ウェス・モンゴメリー@イギリスBBCDVD『Jazz 625』 ウェス・モンゴメリー@イギリスBBCDVD『Jazz 625』

ウェス・モンゴメリー@イギリスBBC
DVD『Jazz 625』

ウェス・モンゴメリーが1965年に敢行したヨーロッパ・ツアーの中で作品化されている公演として、最も早い時期に行なわれたのが英BBC放送の番組=“Jazz 625”での演奏だ。DVD『Jazz 625』として1994年にリリースされた当時、日本のファンにとって“動くウェス”を見る機会はほとんど本作が初めてだった。イギリスでウェスは、どのような演奏を残したのだろうか? 印象的なプレイを模した譜例も掲載しているので、合わせてチェックを!

文/採譜=久保木靖

ここが演奏された場所!
BBC TV Center, London, England

“動くウェス”を最初に収録した『Jazz 625』

1965年3月20日のイタリア・サンレモのジャズ・フェスティバル(有名なサンレモ音楽祭とは別)を皮切りに始まったウェスのヨーロッパ・ツアー。そのあとスイスのルガノ、スペインのマドリードと周り、3月25日にはイギリスBBCのスタジオに登場。テレビ番組『Jazz 625』収録のためスタジオ・ライブを行なった。

ウェスは、このツアー用に同年2月に編成したハロルド・メイバーン(p)、アーサー・ハーパー(b)、ジミー・ラヴレイス(d)らとのレギュラー・バンドで演奏。オープニングとクロージングに「West Coast Blues」を配し、その間を十八番のチューンで埋めるというセットリストは、おそらく準備してきたものであろう。こうした点からも、ウェスのこのツアーに対する並々ならぬ気合が見て取れる。

デビュー作『The Wes Montgomery Trio』(1959年)から3曲を披露。

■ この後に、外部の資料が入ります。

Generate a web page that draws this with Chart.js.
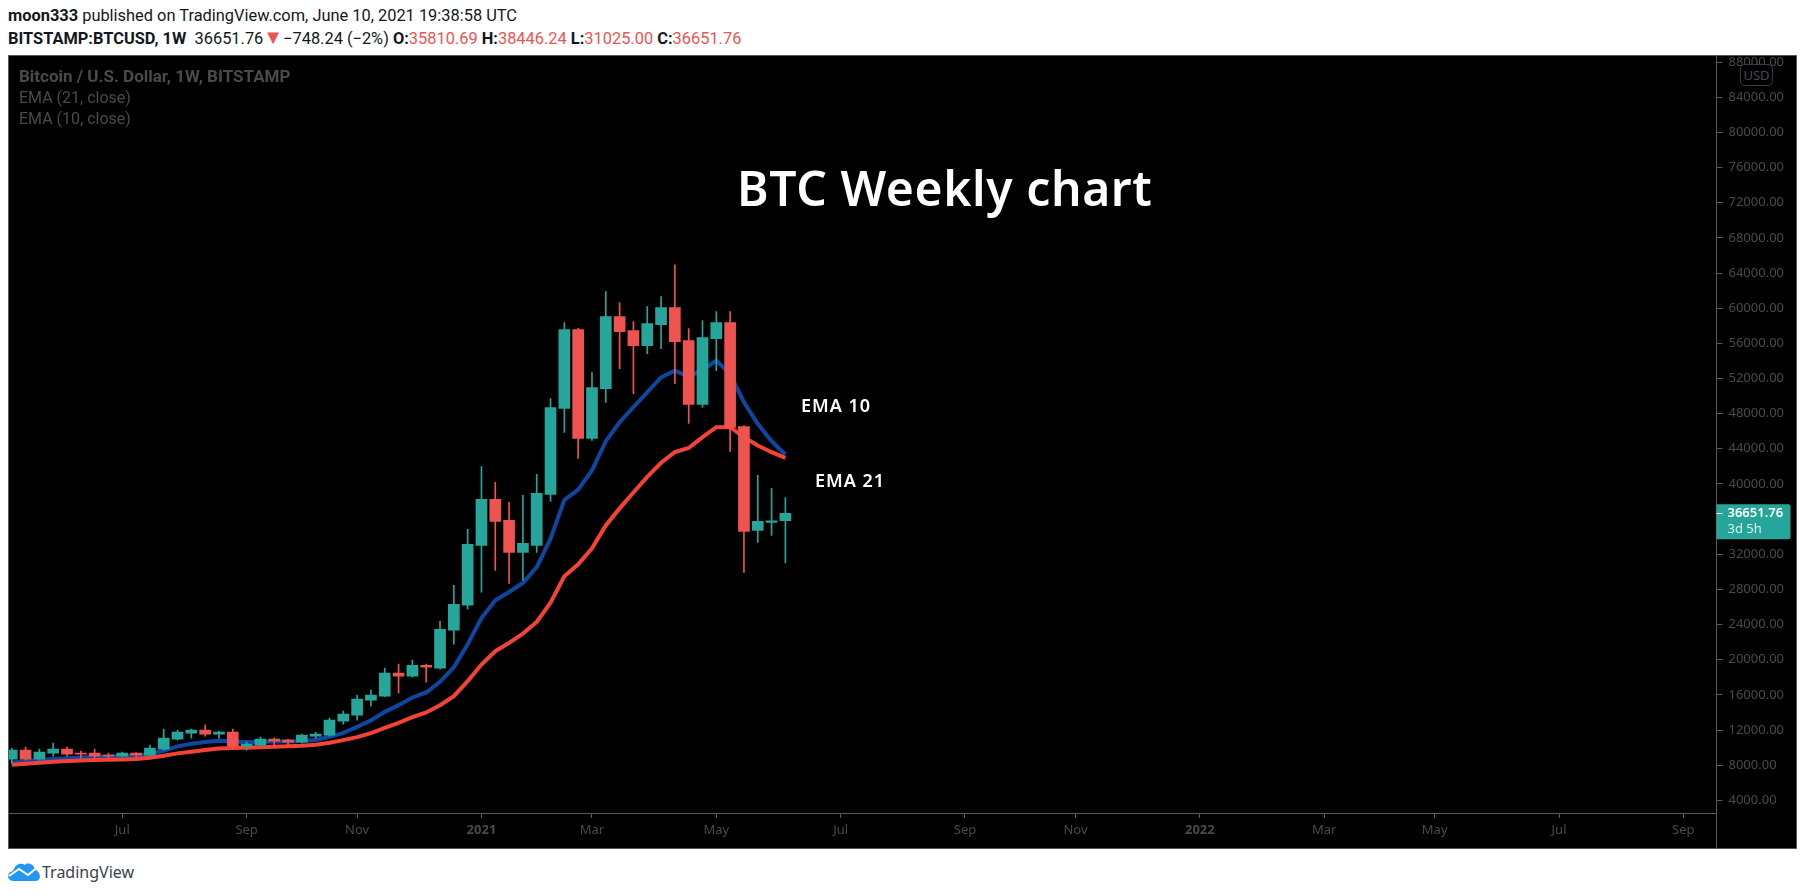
<!DOCTYPE html>
<html>
<head>
<meta charset="utf-8">
<title>BTC Weekly chart</title>
<script src="https://cdn.jsdelivr.net/npm/chart.js@4"></script>
<style>
    html, body { margin: 0; padding: 0; background: #fff; width: 1805px; height: 895px; overflow: hidden; }
    body { font-family: Roboto, sans-serif; color: #131722; }
    .abs { position: absolute; white-space: nowrap; }
    #pane { left: 8px; top: 55px; width: 1789px; height: 794px; background: #000; border: 1px solid #5a5a5a; box-sizing: border-box; }
    #chart { position: absolute; left: 0; top: 0; }
    #divider { left: 1716px; top: 813px; width: 1px; height: 35px; background: #5a5a5a; }
    .head { left: 8px; font-size: 16.4px; }
    .red { color: #ef5350; }
    .dim { color: #4a4a4a; left: 19px; }
    .note { color: #fff; font-family: "Noto Sans", sans-serif; font-weight: 600; }
    #usd { left: 1740px; top: 64px; width: 31px; height: 20px; text-align: center; background: #000; border: 1px solid #363c4e; border-radius: 5px; color: #4a4a4a; font: 13px/20px "Noto Sans", sans-serif; }
</style>
</head>
<body>
<div class="abs head" style="top:6px"><b>moon333</b> published on TradingView.com, June 10, 2021 19:38:58 UTC</div>
<div class="abs head" style="top:29px"><b>BITSTAMP:BTCUSD, 1W</b>&nbsp; 36651.76<span class="red" style="font-size:20px;line-height:16px">▼</span>−748.24 (−2%) <b>O:</b><span class="red">35810.69</span> <b>H:</b><span class="red">38446.24</span> <b>L:</b><span class="red">31025.00</span> <b>C:</b><span class="red">36651.76</span></div>

<div class="abs" id="pane"><canvas id="chart" width="1787" height="792"></canvas></div>
<div class="abs" id="divider"></div>

<div class="abs dim" style="top:66px;font-size:17px;font-weight:700">Bitcoin / U.S. Dollar, 1W, BITSTAMP</div>
<div class="abs dim" style="top:88px;font-size:16px">EMA (21, close)</div>
<div class="abs dim" style="top:109px;font-size:16px">EMA (10, close)</div>
<div class="abs" id="usd">USD</div>

<div class="abs note" style="left:737px;top:155px;font-size:48px;letter-spacing:.6px">BTC Weekly chart</div>
<div class="abs note" style="left:801px;top:393px;font-size:18px;letter-spacing:1px">EMA 10</div>
<div class="abs note" style="left:815px;top:468px;font-size:18px;letter-spacing:1px">EMA 21</div>

<svg class="abs" style="left:8px;top:861px" width="33" height="20" viewBox="0 0 33 20">
    <path d="M5 20 C-1 20 -2 11 5 10 C7 3 13 1 17 4 C20 1 26 3 27 9 C33 10 34 20 27 20 Z" fill="#2196f3"/>
    <path d="M1 15 L11 8 L20 14 L31 5" fill="none" stroke="#fff" stroke-width="2"/>
</svg>
<div class="abs" style="left:42px;top:861px;font:16px 'Noto Sans',sans-serif;color:#3a3f4d">TradingView</div>

<script>
const opens = [8692, 9715, 8692, 9374, 9829, 9374, 9374, 9147, 9033, 9374, 9147, 9829, 10964, 11647, 11988, 11534, 11760, 10171, 10283, 10964,
    10851, 10624, 11306, 11420, 13011, 13692, 15397, 15852, 18465, 18125, 19374, 19033, 23351, 26192, 33011, 38239, 35852, 32216, 33011, 38806,
    48580, 57558, 45171, 50852, 59035, 57444, 55739, 58125, 60057, 56308, 49036, 56534, 58351, 46535, 34716, 35626, 35810.69];
const highs = [9942, 10056, 9829, 10510, 10056, 9602, 9829, 9374, 9488, 9420, 10283, 12102, 11988, 12102, 12555, 11874, 12102, 10624, 11193, 11077,
    10964, 11534, 11760, 13351, 14147, 15965, 16533, 19033, 19488, 19943, 19488, 24374, 28466, 34829, 41987, 40171, 37898, 38692, 41080, 49716,
    58351, 57700, 52671, 61875, 60626, 58466, 60171, 61307, 64944, 57671, 58580, 59603, 59603, 46650, 40966, 39488, 38446.24];
const lows = [8240, 8579, 8579, 9033, 9033, 8806, 8806, 8806, 8990, 8920, 9033, 9715, 10851, 11077, 11306, 11077, 9942, 9715, 10171, 10056,
    10283, 10510, 11077, 11306, 12670, 13124, 14717, 15800, 16192, 18011, 17443, 18920, 21761, 25738, 27671, 30170, 28693, 29034, 32216, 38015,
    45853, 42898, 44943, 49262, 53125, 50284, 54829, 55398, 51421, 46875, 48694, 52898, 43694, 29943, 33354, 34148, 31025];
const closes = [9715, 8692, 9488, 9829, 9261, 9261, 9033, 9033, 9374, 9147, 9942, 11077, 11760, 11988, 11534, 11760, 10171, 10397, 10964, 10738,
    10624, 11420, 11534, 13124, 13806, 15511, 15965, 18465, 18125, 19374, 19147, 23465, 26306, 33125, 38239, 35739, 32216, 33238, 38920, 48694,
    57558, 45171, 50966, 59035, 57330, 55739, 58239, 60057, 56194, 49036, 56648, 58351, 46421, 34602, 35739, 35810, 36651.76];
const ema10 = [8317, 8442, 8579, 8692, 8783, 8874, 8954, 8999, 9033, 9067, 9261, 9635, 10135, 10431, 10624, 10772, 10704, 10624, 10658, 10704,
    10704, 10738, 10851, 11226, 11681, 12363, 13090, 14067, 14827, 15704, 16272, 17477, 19147, 21761, 24749, 26761, 27704, 28727, 30545, 33772,
    38181, 39352, 41534, 44864, 47023, 48728, 50432, 52136, 52898, 52216, 52977, 54034, 52523, 49296, 46841, 44864, 43352];
const ema21 = [8044, 8158, 8271, 8385, 8465, 8522, 8579, 8613, 8658, 8692, 8840, 9067, 9340, 9522, 9715, 9908, 9942, 9976, 10033, 10090,
    10147, 10204, 10318, 10545, 10851, 11193, 11647, 12249, 12817, 13465, 13999, 14827, 15852, 17557, 19455, 20965, 21909, 22977, 24295, 26500,
    29488, 30852, 32670, 35284, 37216, 39027, 40795, 42410, 43613, 44092, 45319, 46456, 46456, 45319, 44376, 43613, 42977];
const tickWeeks = [8, 17, 25, 34, 42, 51, 60, 69, 77, 86, 95, 103, 112, 121];
const tickNames = ['Jul', 'Sep', 'Nov', '2021', 'Mar', 'May', 'Jul', 'Sep', 'Nov', '2022', 'Mar', 'May', 'Jul', 'Sep'];
const priceTicks = [4000, 8000, 12000, 16000, 20000, 24000, 28000, 32000, 36000, 40000, 44000, 48000, 52000, 56000, 60000, 64000, 68000, 72000, 76000, 80000, 84000, 88000];

const green = '#26a69a';
const red = '#ef5350';
const faint = '#4a4a4a';
const axisLine = '#5a5a5a';
const candleColors = closes.map((c, i) => c >= opens[i] ? green : red);
const lastClose = closes[closes.length - 1];

// price label on the axis, sits at the last close
const priceLabel = {
    id: 'priceLabel',
    afterDraw(chart) {
        const c = chart.ctx, y = chart.scales.y.getPixelForValue(lastClose), left = chart.chartArea.right;
        c.save();
        c.fillStyle = green;
        c.beginPath();
        c.roundRect(left, y - 9, 74, 35, [0, 2, 2, 0]);
        c.fill();
        c.fillStyle = '#fff';
        c.fillRect(left, Math.round(y), 6, 1);
        c.font = '600 13px "Noto Sans"';
        c.textBaseline = 'middle';
        c.fillText(lastClose.toFixed(2), left + 11, y);
        c.font = '13px "Noto Sans"';
        c.fillStyle = '#d8efec';
        c.fillText('3d 5h', left + 11, y + 16);
        c.restore();
    }
};

// the pane edges are fixed, no room kept for half labels
const noPadding = axis => {
    axis.paddingTop = axis.paddingBottom = axis.paddingLeft = axis.paddingRight = 0;
};

new Chart(document.getElementById('chart'), {
    type: 'bar',
    data: {
        datasets: [
            {
                label: 'body',
                data: opens.map((o, i) => ({x: i, y: [o, closes[i]]})),
                backgroundColor: candleColors,
                barThickness: 11,
                grouped: false,
                order: 0
            },
            {
                label: 'wick',
                data: lows.map((l, i) => ({x: i, y: [l, highs[i]]})),
                backgroundColor: candleColors,
                barThickness: 1,
                grouped: false,
                order: 1
            },
            {
                type: 'line',
                label: 'EMA 21',
                data: ema21.map((v, i) => ({x: i, y: v})),
                borderColor: '#f44336',
                borderWidth: 4,
                pointRadius: 0,
                order: 2
            },
            {
                type: 'line',
                label: 'EMA 10',
                data: ema10.map((v, i) => ({x: i, y: v})),
                borderColor: '#0d47a1',
                borderWidth: 4,
                pointRadius: 0,
                order: 3
            }
        ]
    },
    options: {
        responsive: false,
        animation: false,
        events: [],
        layout: { padding: 0 },
        plugins: {
            legend: { display: false },
            tooltip: { enabled: false }
        },
        scales: {
            x: {
                type: 'linear',
                offset: false,
                min: -0.2,
                max: 123.4,
                afterBuildTicks: axis => { axis.ticks = tickWeeks.map(v => ({value: v})); },
                afterFit: axis => { axis.height = 35; noPadding(axis); },
                grid: { offset: false, drawOnChartArea: false, tickLength: 5, tickColor: axisLine },
                border: { color: axisLine },
                ticks: {
                    autoSkip: false,
                    maxRotation: 0,
                    padding: 4,
                    color: faint,
                    font: ctx => ({
                        family: '"Noto Sans"',
                        size: 13,
                        weight: ctx.tick && tickNames[tickWeeks.indexOf(ctx.tick.value)].length === 4 ? 'bold' : 'normal'
                    }),
                    callback: v => tickNames[tickWeeks.indexOf(v)]
                }
            },
            y: {
                position: 'right',
                min: 2557,
                max: 88693,
                afterBuildTicks: axis => { axis.ticks = priceTicks.map(v => ({value: v})); },
                afterFit: axis => { axis.width = 79.5; noPadding(axis); },
                grid: { drawOnChartArea: false, tickLength: 6, tickColor: axisLine },
                border: { color: axisLine },
                ticks: {
                    autoSkip: false,
                    padding: 6,
                    color: faint,
                    font: { family: '"Noto Sans"', size: 13 },
                    callback: v => v.toFixed(2)
                }
            }
        }
    },
    plugins: [priceLabel]
});
</script>
</body>
</html>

丁寧なプレイの「Yesterdays」から一転、続く「Jingles」では怒涛のオクターブ奏法に圧倒されること必至。個人的には、難コード進行にもかかわらず抜群の歌心を見せる「’Round Midnight」のソロに感涙だ。

『So Much Guitar!』(1961年)からの「Twisted Blues」や、『Full House』(1962年)からの3拍子のタイトル曲でも、[シングル・ノート→オクターブ奏法]という定番のソロ構成が見られるが、ブロック・コード(コード・ソロ)はまだ鳴りを潜めている。収録時間の関係で長いソロが弾けなかったか、もしくは、この収録自体、ツアー序盤の手慣らしといったところだったのか。

それにしても、この映像が1994年にリリースされた時の衝撃は忘れられない。筆者は勢いに任せてレーザーディスク版を購入したものの、再生機がなくて四苦八苦した記憶がある(笑)。多くの人にとって“動くウェス”をまともに観ることができたのはこれが最初で、ウェスは必死に汗だくで弾いているのかと思いきや、そこにあったのはクールな笑顔。そして親指ピッキングは目の当たりにしても尚、信じがたいものだった。

イギリスでの名フレーズ
「Jingles」のテーマ風プレイ

ウェスのオリジナル・チューン「Jingles」のテーマ部分冒頭を模してみた。ぶっ速いテンポの中、キー(Em)に対する♭5th(B♭音=A♯音)を絡めた音使いがハード・バップ(≒ファンク・ジャズ)な薫香を振りまく。映像を見る限り、ウェスは人差指〜小指をボディに固定し、すべての音を親指のダウン・ピッキングで弾いているのがわかる。